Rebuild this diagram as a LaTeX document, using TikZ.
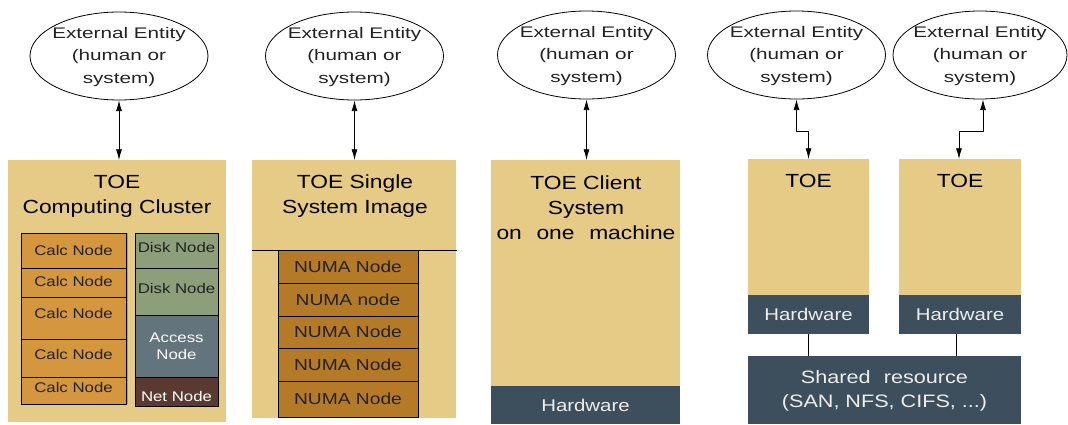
\documentclass[tikz,border=0pt]{standalone}
\usepackage{fontspec}
\setmainfont{Liberation Sans}[FakeStretch=1.2]
\newfontfamily\ellfont{Liberation Sans}[FakeStretch=1.35]
\usetikzlibrary{shapes.geometric,arrows.meta,calc}
\definecolor{tanbg}{HTML}{E6CB87}
\definecolor{hwdark}{HTML}{3D4F5C}
\definecolor{hwtext}{HTML}{EDEDED}
\definecolor{calcor}{HTML}{D4963E}
\definecolor{diskgr}{HTML}{8C9E7A}
\definecolor{accgr}{HTML}{64747C}
\definecolor{netbr}{HTML}{5A3A30}
\definecolor{numaor}{HTML}{B57A28}
\definecolor{txtdark}{HTML}{222222}
\newcommand{\liftby}[2]{\raisebox{#1}[\height][\depth]{#2}}
\newcommand{\boxat}[7]{%
  \pgfmathsetmacro\bxw{(#5-#3)*0.75}%
  \pgfmathsetmacro\bxh{(#6-#4)*0.75}%
  \node[#2,minimum width=\bxw pt,minimum height=\bxh pt] (#1) at ({(#3+#5)/2},{(#4+#6)/2}) {#7};}
\tikzset{
  base/.style={inner sep=0pt, outer sep=0pt, rectangle},
  tanbox/.style={base, fill=tanbg},
  hwbox/.style={base, fill=hwdark, text=hwtext, font=\fontsize{12.75pt}{15pt}\selectfont, text height=9.1pt, text depth=0pt},
  sharedbox/.style={base, fill=hwdark, text=hwtext, font=\fontsize{13.5pt}{18.75pt}\selectfont, align=center},
  cellbox/.style={base, draw=black, line width=0.7pt, font=\fontsize{10.5pt}{12.75pt}\selectfont},
  calcbox/.style={cellbox, fill=calcor, text=txtdark, text height=7.5pt, text depth=0pt},
  diskbox/.style={cellbox, fill=diskgr, text=txtdark, text height=7.5pt, text depth=0pt},
  accbox/.style={cellbox, fill=accgr, text=white, align=center},
  netbox/.style={cellbox, fill=netbr, text=white, text height=7.5pt, text depth=0pt},
  numabox/.style={base, draw=black, line width=0.7pt, fill=numaor, text=txtdark, font=\fontsize{12pt}{14pt}\selectfont, text height=8.6pt, text depth=0pt},
  ttl/.style={inner sep=0pt, anchor=north, align=center, text=black, font=\fontsize{14.25pt}{18.75pt}\selectfont},
  entity/.style={ellipse, draw=black, line width=0.6pt, fill=white, inner sep=0pt, minimum width=133.5pt, minimum height=66pt},
  etext/.style={inner sep=0pt, align=center, text=txtdark, font=\ellfont\fontsize{11.5pt}{16.9pt}\selectfont},
  conn/.style={line width=0.6pt, {Latex[length=8pt,width=4.5pt]}-{Latex[length=8pt,width=4.5pt]}},
  wire/.style={line width=0.7pt}
}
\begin{document}
\begin{tikzpicture}[x=0.75pt,y=-0.75pt]
\useasboundingbox (0,0) rectangle (1068,425);
\fill[white] (0,0) rectangle (1068,425);

% ---------- column 1: computing cluster
\boxat{c1}{tanbox}{8}{160}{226}{422}{}
\fill[calcor] (126,233) rectangle (128,404);
\boxat{ca1}{calcbox}{21}{233}{126}{268}{Calc Node}
\boxat{ca2}{calcbox}{21}{268}{126}{297}{\liftby{1.1pt}{Calc Node}}
\boxat{ca3}{calcbox}{21}{297}{126}{339}{\liftby{3.75pt}{Calc Node}}
\boxat{ca4}{calcbox}{21}{339}{126}{377}{\liftby{3pt}{Calc Node}}
\boxat{ca5}{calcbox}{21}{377}{126}{404}{\liftby{2.6pt}{Calc Node}}
\boxat{dk1}{diskbox}{135}{233}{218}{268}{\liftby{1.9pt}{Disk Node}}
\boxat{dk2}{diskbox}{135}{268}{218}{315}{\liftby{2.6pt}{Disk Node}}
\boxat{acc}{accbox}{135}{315}{218}{377}{Access\\Node}
\boxat{net}{netbox}{135}{377}{218}{406}{\liftby{-4.1pt}{Net Node}}
\node[ttl] (t1) at (117,175) {TOE\\Computing Cluster};

% ---------- column 2: single system image
\boxat{c2}{tanbox}{252}{160}{456}{418}{}
\boxat{n1}{numabox}{278}{250}{418}{283}{NUMA Node}
\boxat{n2}{numabox}{278}{283}{418}{316}{NUMA node}
\boxat{n3}{numabox}{278}{316}{418}{348}{NUMA Node}
\boxat{n4}{numabox}{278}{348}{418}{381}{NUMA Node}
\boxat{n5}{numabox}{278}{381}{418}{417}{NUMA Node}
\draw[wire] (c2.west |- n1.north) -- ([xshift=0.75pt]c2.east |- n1.north);
\node[ttl] (t2) at (355,174) {TOE Single\\System Image};

% ---------- column 3: client system
\boxat{c3}{tanbox}{491}{160}{680}{386}{}
\boxat{hw3}{hwbox}{491}{386}{680}{424}{Hardware}
\node[ttl] (t3) at (586,175) {TOE Client\\System\\on\hspace{11pt}one\hspace{11pt}machine};

% ---------- column 4: two TOEs with shared resource
\boxat{toeA}{tanbox}{748}{159}{869}{295}{}
\boxat{hwA}{hwbox}{748}{295}{869}{334}{Hardware}
\boxat{toeB}{tanbox}{899}{159}{1021}{295}{}
\boxat{hwB}{hwbox}{899}{295}{1021}{334}{Hardware}
\boxat{shared}{sharedbox}{748}{356}{1021}{424}{\liftby{-1.2pt}{Shared\hspace{10pt}resource}\\(SAN, NFS, CIFS, ...)}
\node[ttl] (t4) at (808.5,174) {TOE};
\node[ttl] (t5) at (960,174) {TOE};
\draw[wire] (hwA.south) -- (hwA.south |- shared.north);
\draw[wire] ([xshift=-3pt]hwB.south) -- ([xshift=-3pt]hwB.south |- shared.north);

% ---------- external entities
\node[entity] (e1) at (119,56) {};
\node[entity] (e2) at (354.5,56) {};
\node[entity] (e3) at (586.5,55) {};
\node[entity] (e4) at (796.5,55) {};
\node[entity, minimum width=130.5pt] (e5) at (980,55) {};
\foreach \e in {e1,e2,e3,e4,e5}{
  \node[etext] (\e txt) at ([yshift=-0.75pt]\e.center) {External Entity\\(human or\\system)};
}

% ---------- connectors
\draw[conn] (e1.south) -- (e1.south |- c1.north);
\draw[conn] (e2.south) -- (e2.south |- c2.north);
\draw[conn] (e3.south) -- (e3.south |- c3.north);
\coordinate (kink) at (0,131);
\draw[conn] (e4.south) -- (e4.south |- kink) -| (toeA.north);
\draw[conn] ([xshift=2.25pt]e5.south) -- ([xshift=2.25pt]e5.south |- kink) -| ([xshift=-0.75pt]toeB.north);
\end{tikzpicture}
\end{document}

**Given task:** Omit the pictures and reproduce the listing exactly.

**Task response:**
Rebuild this diagram as a LaTeX document, using TikZ.
\documentclass[tikz,border=0pt]{standalone}
\usepackage{fontspec}
\setmainfont{Liberation Sans}[FakeStretch=1.2]
\newfontfamily\ellfont{Liberation Sans}[FakeStretch=1.35]
\usetikzlibrary{shapes.geometric,arrows.meta,calc}
\definecolor{tanbg}{HTML}{E6CB87}
\definecolor{hwdark}{HTML}{3D4F5C}
\definecolor{hwtext}{HTML}{EDEDED}
\definecolor{calcor}{HTML}{D4963E}
\definecolor{diskgr}{HTML}{8C9E7A}
\definecolor{accgr}{HTML}{64747C}
\definecolor{netbr}{HTML}{5A3A30}
\definecolor{numaor}{HTML}{B57A28}
\definecolor{txtdark}{HTML}{222222}
\newcommand{\liftby}[2]{\raisebox{#1}[\height][\depth]{#2}}
\newcommand{\boxat}[7]{%
  \pgfmathsetmacro\bxw{(#5-#3)*0.75}%
  \pgfmathsetmacro\bxh{(#6-#4)*0.75}%
  \node[#2,minimum width=\bxw pt,minimum height=\bxh pt] (#1) at ({(#3+#5)/2},{(#4+#6)/2}) {#7};}
\tikzset{
  base/.style={inner sep=0pt, outer sep=0pt, rectangle},
  tanbox/.style={base, fill=tanbg},
  hwbox/.style={base, fill=hwdark, text=hwtext, font=\fontsize{12.75pt}{15pt}\selectfont, text height=9.1pt, text depth=0pt},
  sharedbox/.style={base, fill=hwdark, text=hwtext, font=\fontsize{13.5pt}{18.75pt}\selectfont, align=center},
  cellbox/.style={base, draw=black, line width=0.7pt, font=\fontsize{10.5pt}{12.75pt}\selectfont},
  calcbox/.style={cellbox, fill=calcor, text=txtdark, text height=7.5pt, text depth=0pt},
  diskbox/.style={cellbox, fill=diskgr, text=txtdark, text height=7.5pt, text depth=0pt},
  accbox/.style={cellbox, fill=accgr, text=white, align=center},
  netbox/.style={cellbox, fill=netbr, text=white, text height=7.5pt, text depth=0pt},
  numabox/.style={base, draw=black, line width=0.7pt, fill=numaor, text=txtdark, font=\fontsize{12pt}{14pt}\selectfont, text height=8.6pt, text depth=0pt},
  ttl/.style={inner sep=0pt, anchor=north, align=center, text=black, font=\fontsize{14.25pt}{18.75pt}\selectfont},
  entity/.style={ellipse, draw=black, line width=0.6pt, fill=white, inner sep=0pt, minimum width=133.5pt, minimum height=66pt},
  etext/.style={inner sep=0pt, align=center, text=txtdark, font=\ellfont\fontsize{11.5pt}{16.9pt}\selectfont},
  conn/.style={line width=0.6pt, {Latex[length=8pt,width=4.5pt]}-{Latex[length=8pt,width=4.5pt]}},
  wire/.style={line width=0.7pt}
}
\begin{document}
\begin{tikzpicture}[x=0.75pt,y=-0.75pt]
\useasboundingbox (0,0) rectangle (1068,425);
\fill[white] (0,0) rectangle (1068,425);

% ---------- column 1: computing cluster
\boxat{c1}{tanbox}{8}{160}{226}{422}{}
\fill[calcor] (126,233) rectangle (128,404);
\boxat{ca1}{calcbox}{21}{233}{126}{268}{Calc Node}
\boxat{ca2}{calcbox}{21}{268}{126}{297}{\liftby{1.1pt}{Calc Node}}
\boxat{ca3}{calcbox}{21}{297}{126}{339}{\liftby{3.75pt}{Calc Node}}
\boxat{ca4}{calcbox}{21}{339}{126}{377}{\liftby{3pt}{Calc Node}}
\boxat{ca5}{calcbox}{21}{377}{126}{404}{\liftby{2.6pt}{Calc Node}}
\boxat{dk1}{diskbox}{135}{233}{218}{268}{\liftby{1.9pt}{Disk Node}}
\boxat{dk2}{diskbox}{135}{268}{218}{315}{\liftby{2.6pt}{Disk Node}}
\boxat{acc}{accbox}{135}{315}{218}{377}{Access\\Node}
\boxat{net}{netbox}{135}{377}{218}{406}{\liftby{-4.1pt}{Net Node}}
\node[ttl] (t1) at (117,175) {TOE\\Computing Cluster};

% ---------- column 2: single system image
\boxat{c2}{tanbox}{252}{160}{456}{418}{}
\boxat{n1}{numabox}{278}{250}{418}{283}{NUMA Node}
\boxat{n2}{numabox}{278}{283}{418}{316}{NUMA node}
\boxat{n3}{numabox}{278}{316}{418}{348}{NUMA Node}
\boxat{n4}{numabox}{278}{348}{418}{381}{NUMA Node}
\boxat{n5}{numabox}{278}{381}{418}{417}{NUMA Node}
\draw[wire] (c2.west |- n1.north) -- ([xshift=0.75pt]c2.east |- n1.north);
\node[ttl] (t2) at (355,174) {TOE Single\\System Image};

% ---------- column 3: client system
\boxat{c3}{tanbox}{491}{160}{680}{386}{}
\boxat{hw3}{hwbox}{491}{386}{680}{424}{Hardware}
\node[ttl] (t3) at (586,175) {TOE Client\\System\\on\hspace{11pt}one\hspace{11pt}machine};

% ---------- column 4: two TOEs with shared resource
\boxat{toeA}{tanbox}{748}{159}{869}{295}{}
\boxat{hwA}{hwbox}{748}{295}{869}{334}{Hardware}
\boxat{toeB}{tanbox}{899}{159}{1021}{295}{}
\boxat{hwB}{hwbox}{899}{295}{1021}{334}{Hardware}
\boxat{shared}{sharedbox}{748}{356}{1021}{424}{\liftby{-1.2pt}{Shared\hspace{10pt}resource}\\(SAN, NFS, CIFS, ...)}
\node[ttl] (t4) at (808.5,174) {TOE};
\node[ttl] (t5) at (960,174) {TOE};
\draw[wire] (hwA.south) -- (hwA.south |- shared.north);
\draw[wire] ([xshift=-3pt]hwB.south) -- ([xshift=-3pt]hwB.south |- shared.north);

% ---------- external entities
\node[entity] (e1) at (119,56) {};
\node[entity] (e2) at (354.5,56) {};
\node[entity] (e3) at (586.5,55) {};
\node[entity] (e4) at (796.5,55) {};
\node[entity, minimum width=130.5pt] (e5) at (980,55) {};
\foreach \e in {e1,e2,e3,e4,e5}{
  \node[etext] (\e txt) at ([yshift=-0.75pt]\e.center) {External Entity\\(human or\\system)};
}

% ---------- connectors
\draw[conn] (e1.south) -- (e1.south |- c1.north);
\draw[conn] (e2.south) -- (e2.south |- c2.north);
\draw[conn] (e3.south) -- (e3.south |- c3.north);
\coordinate (kink) at (0,131);
\draw[conn] (e4.south) -- (e4.south |- kink) -| (toeA.north);
\draw[conn] ([xshift=2.25pt]e5.south) -- ([xshift=2.25pt]e5.south |- kink) -| ([xshift=-0.75pt]toeB.north);
\end{tikzpicture}
\end{document}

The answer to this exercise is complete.